In 2012, the National Research Council published a framework for K-12 science education, which covers the essential science and engineering practices, the concepts that have application across fields, and the core ideas in four disciplinary areas (in physics, these are matter and its interactions, motion and stability, energy, and waves and their applications in information transfer). We have structured the second edition of this textbook to tie the undergraduate physics experience to this framework and have provided concept checks and self-test opportunities in each chapter.

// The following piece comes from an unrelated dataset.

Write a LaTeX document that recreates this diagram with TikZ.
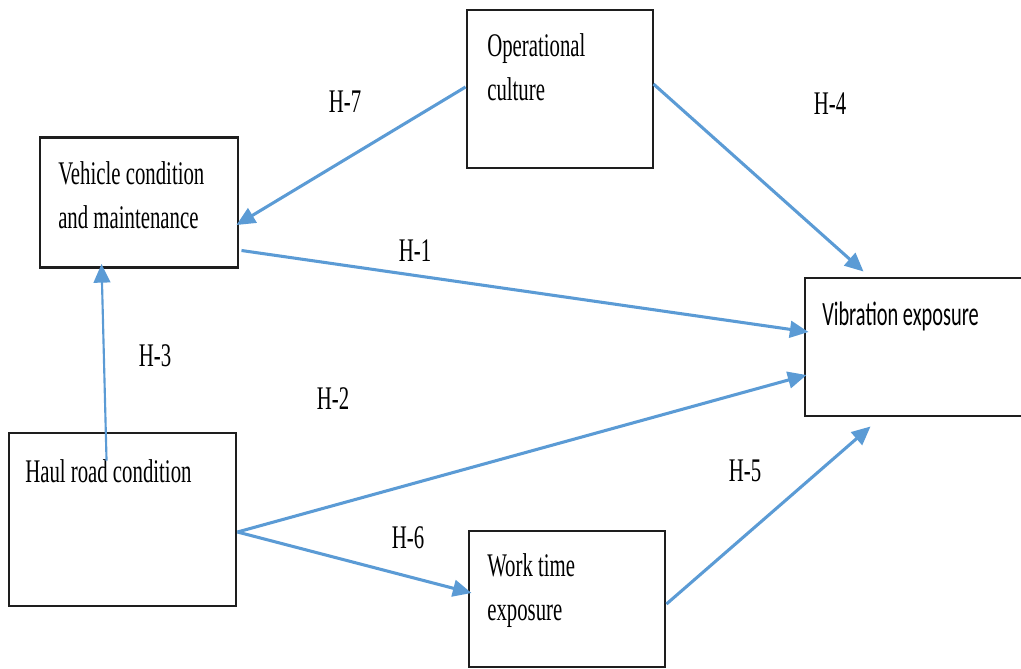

With all of this in mind, along with the desire to write a captivating textbook, we have created what we hope will be a tool to engage students' imaginations and to better prepare them for future courses in their chosen fields (admittedly, hoping we can convert at least a few students to physics majors along the way). Having feedback from more than 400 people, including a board of advisors, several contributors, manuscript reviewers, and focus group participants, assisted greatly in this enormous undertaking, as did field testing our ideas with approximately 6000 students in our introductory physics classes at Michigan State University. We thank you all!